Predatory lending orchestrated by the proliferation of Fintech companies in Kenya and its corollary to financial stability in the Kenyan banking sector
Abstract
This paper investigates unethical practices carried out by some fintech companies during a loan
origination process that are unfair, fraudulent and deceptive to entice borrowers to take loans that
carry high-interest rates, placing the borrowers in a lower credit rated loan to the benefit of the
lender, and the effects on financial stability of Banks in Kenya. In the recent years, Kenya has
experienced a drastic increase in mobile money lending platforms, that is, from 0% in 2016 to
79% in 2019, which has led to unbridled lending. The lending rates of the fintech companies tend
to differ from one company to the other depending with the loan repayment period which mostly
range from one week to one month.
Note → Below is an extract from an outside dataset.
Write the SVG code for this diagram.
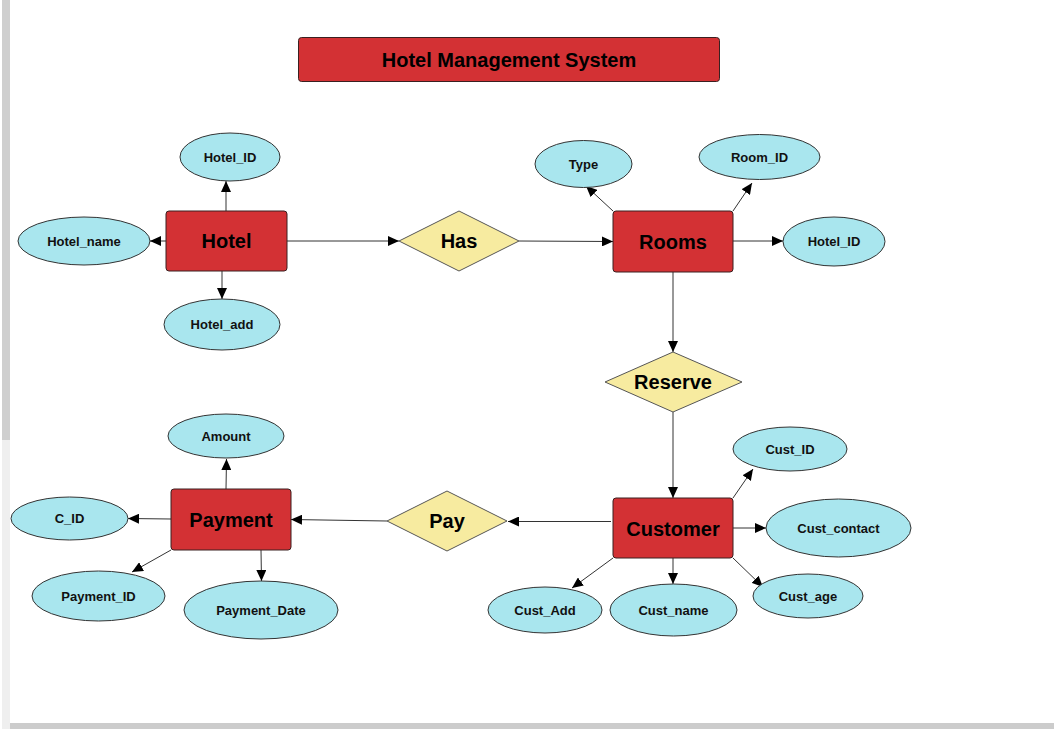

This paper examines lending rates and repayment terms of
21 fintech companies in Kenya. Some of these fintech companies include Tala and Branch
International which have a lending rate of 15% per month (180% per annum) and Mshwari which
has a lending rate of 7.5% per month (90% per annum) which when compared to the current
Kenya Bank lending rate of 12.5% gives a huge discrepancy. Predatory lending has led to petty
borrowing among Kenyans which has also led to increase in Non-Performing Loans (NPLs). As
a result many people have been listed with the Credit Reference Bureau (ORB) over small
amounts, hence cannot access loans from banks and other financial institutions. This paper looks
at the link between a credit default in one or several fintech companies and the risk that the default
may cause to banks and other financial institutions in Kenya. The findings for this paper
highlights the need for
policies that regulate operation of fintech companies and also to lessen informational asymmetry
existing between fintech companies & borrowers and between borrowers & banks in Kenya.